### WHAT NEEDS TO BE DONE
Search the material below for the string "this" and extract each line that has it.

### DATASET RECORDS
_ _ _ _ _

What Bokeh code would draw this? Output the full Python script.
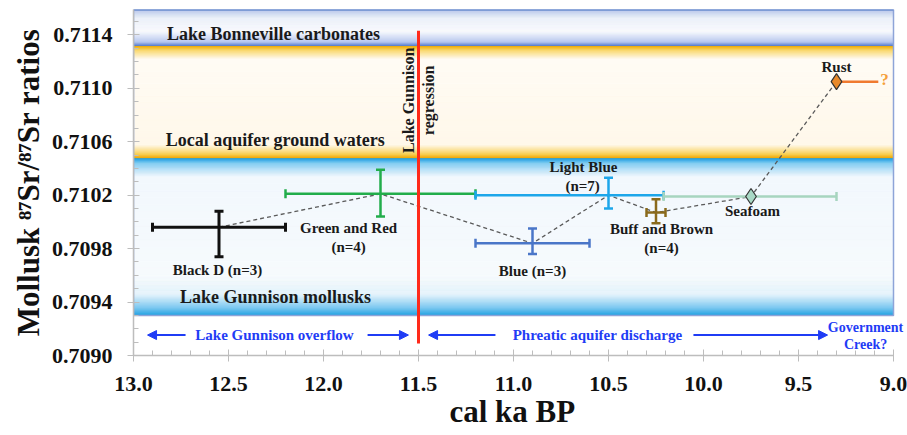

_ _ _ _ _

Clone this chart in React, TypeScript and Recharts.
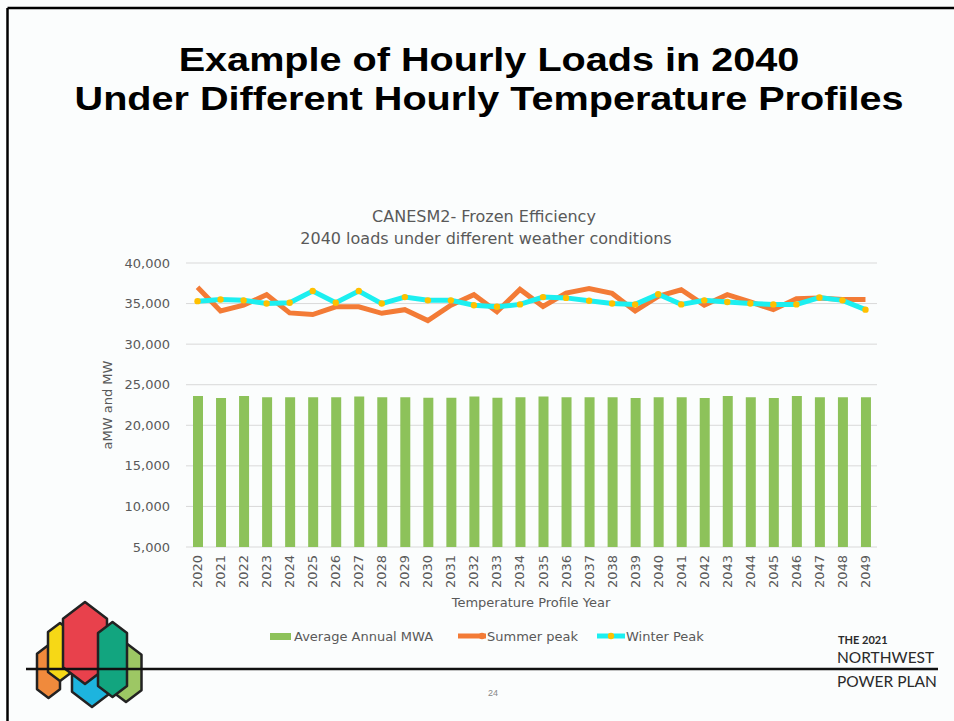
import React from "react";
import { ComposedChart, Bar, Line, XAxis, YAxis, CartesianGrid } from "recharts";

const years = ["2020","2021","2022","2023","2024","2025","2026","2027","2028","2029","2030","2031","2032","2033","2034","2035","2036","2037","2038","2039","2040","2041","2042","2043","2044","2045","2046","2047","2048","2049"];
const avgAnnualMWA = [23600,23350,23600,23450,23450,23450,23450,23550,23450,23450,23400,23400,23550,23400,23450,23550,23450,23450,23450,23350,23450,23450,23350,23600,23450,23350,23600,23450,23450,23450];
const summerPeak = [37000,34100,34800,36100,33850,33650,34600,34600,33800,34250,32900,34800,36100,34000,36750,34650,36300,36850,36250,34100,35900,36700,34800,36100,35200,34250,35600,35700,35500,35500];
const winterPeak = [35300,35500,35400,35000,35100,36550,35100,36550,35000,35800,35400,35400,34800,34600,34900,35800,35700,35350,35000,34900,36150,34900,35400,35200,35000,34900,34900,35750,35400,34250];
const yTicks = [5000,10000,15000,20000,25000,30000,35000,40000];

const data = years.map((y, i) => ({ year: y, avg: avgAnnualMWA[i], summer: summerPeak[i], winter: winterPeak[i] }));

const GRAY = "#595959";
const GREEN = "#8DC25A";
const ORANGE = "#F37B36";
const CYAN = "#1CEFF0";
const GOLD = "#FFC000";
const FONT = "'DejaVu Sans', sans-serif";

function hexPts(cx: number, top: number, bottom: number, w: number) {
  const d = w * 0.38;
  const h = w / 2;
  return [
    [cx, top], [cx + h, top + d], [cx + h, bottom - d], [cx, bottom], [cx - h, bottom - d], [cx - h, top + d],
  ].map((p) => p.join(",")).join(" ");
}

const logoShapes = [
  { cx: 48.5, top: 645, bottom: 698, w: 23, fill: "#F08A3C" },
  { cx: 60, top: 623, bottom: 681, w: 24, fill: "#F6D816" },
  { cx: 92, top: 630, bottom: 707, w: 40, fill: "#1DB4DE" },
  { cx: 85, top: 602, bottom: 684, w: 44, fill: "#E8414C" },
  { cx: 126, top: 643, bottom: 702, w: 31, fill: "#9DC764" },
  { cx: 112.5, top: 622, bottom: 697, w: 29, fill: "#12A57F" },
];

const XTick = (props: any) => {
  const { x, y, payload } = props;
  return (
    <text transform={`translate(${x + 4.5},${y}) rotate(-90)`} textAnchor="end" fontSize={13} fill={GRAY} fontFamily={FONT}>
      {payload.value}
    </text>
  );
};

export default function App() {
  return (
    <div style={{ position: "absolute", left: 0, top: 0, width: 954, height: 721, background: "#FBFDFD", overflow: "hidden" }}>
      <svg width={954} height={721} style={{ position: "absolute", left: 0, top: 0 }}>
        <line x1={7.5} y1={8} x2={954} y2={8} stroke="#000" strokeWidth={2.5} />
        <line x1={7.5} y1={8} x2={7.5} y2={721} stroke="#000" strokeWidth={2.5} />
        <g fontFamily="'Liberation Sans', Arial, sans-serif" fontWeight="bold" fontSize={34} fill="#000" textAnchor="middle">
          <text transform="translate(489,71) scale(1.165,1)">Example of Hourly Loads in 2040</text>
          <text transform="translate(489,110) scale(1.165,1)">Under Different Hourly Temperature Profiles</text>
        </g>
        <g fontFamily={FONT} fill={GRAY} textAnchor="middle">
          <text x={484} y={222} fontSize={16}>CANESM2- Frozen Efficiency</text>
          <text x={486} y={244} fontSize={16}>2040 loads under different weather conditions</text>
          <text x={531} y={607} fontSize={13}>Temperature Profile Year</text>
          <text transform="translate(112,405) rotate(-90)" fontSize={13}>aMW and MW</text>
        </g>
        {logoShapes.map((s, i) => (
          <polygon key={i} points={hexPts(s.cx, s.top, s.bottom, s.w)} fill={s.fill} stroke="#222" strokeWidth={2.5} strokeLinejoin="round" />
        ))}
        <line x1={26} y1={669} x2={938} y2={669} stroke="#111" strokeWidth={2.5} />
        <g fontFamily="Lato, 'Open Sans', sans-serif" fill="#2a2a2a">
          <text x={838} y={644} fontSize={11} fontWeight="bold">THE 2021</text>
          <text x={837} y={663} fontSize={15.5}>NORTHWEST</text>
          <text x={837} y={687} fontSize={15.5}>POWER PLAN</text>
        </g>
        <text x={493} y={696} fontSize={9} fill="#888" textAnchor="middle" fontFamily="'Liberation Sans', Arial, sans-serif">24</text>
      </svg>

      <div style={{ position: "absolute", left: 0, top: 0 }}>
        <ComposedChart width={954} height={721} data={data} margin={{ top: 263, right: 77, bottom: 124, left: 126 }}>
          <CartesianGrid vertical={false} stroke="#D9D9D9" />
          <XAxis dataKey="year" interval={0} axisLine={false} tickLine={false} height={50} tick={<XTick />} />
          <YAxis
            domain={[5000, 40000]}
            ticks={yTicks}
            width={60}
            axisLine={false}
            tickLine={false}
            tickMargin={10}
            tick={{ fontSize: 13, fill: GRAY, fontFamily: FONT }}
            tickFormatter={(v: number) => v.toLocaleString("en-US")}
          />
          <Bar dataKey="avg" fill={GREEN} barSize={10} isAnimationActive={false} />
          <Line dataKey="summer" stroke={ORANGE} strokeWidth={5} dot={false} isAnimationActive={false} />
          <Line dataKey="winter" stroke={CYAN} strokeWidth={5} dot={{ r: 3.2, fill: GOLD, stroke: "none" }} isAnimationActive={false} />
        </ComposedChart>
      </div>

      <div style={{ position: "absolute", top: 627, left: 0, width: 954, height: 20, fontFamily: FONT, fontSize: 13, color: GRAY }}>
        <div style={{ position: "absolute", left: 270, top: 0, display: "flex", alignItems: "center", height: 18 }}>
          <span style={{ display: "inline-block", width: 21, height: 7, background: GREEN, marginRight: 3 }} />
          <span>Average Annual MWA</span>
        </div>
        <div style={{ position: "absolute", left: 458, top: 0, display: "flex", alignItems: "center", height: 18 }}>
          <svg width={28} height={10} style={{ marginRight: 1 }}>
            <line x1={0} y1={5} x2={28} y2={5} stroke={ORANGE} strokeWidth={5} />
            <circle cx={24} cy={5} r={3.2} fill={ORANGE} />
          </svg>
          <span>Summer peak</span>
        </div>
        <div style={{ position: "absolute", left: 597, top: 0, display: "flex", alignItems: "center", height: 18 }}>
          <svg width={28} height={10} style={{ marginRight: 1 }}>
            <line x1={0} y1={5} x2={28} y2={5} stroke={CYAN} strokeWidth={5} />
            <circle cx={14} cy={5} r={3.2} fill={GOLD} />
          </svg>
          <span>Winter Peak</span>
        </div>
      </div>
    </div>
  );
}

_ _ _ _ _

### SOLVED PROBLEM
What Bokeh code would draw this? Output the full Python script.
Clone this chart in React, TypeScript and Recharts.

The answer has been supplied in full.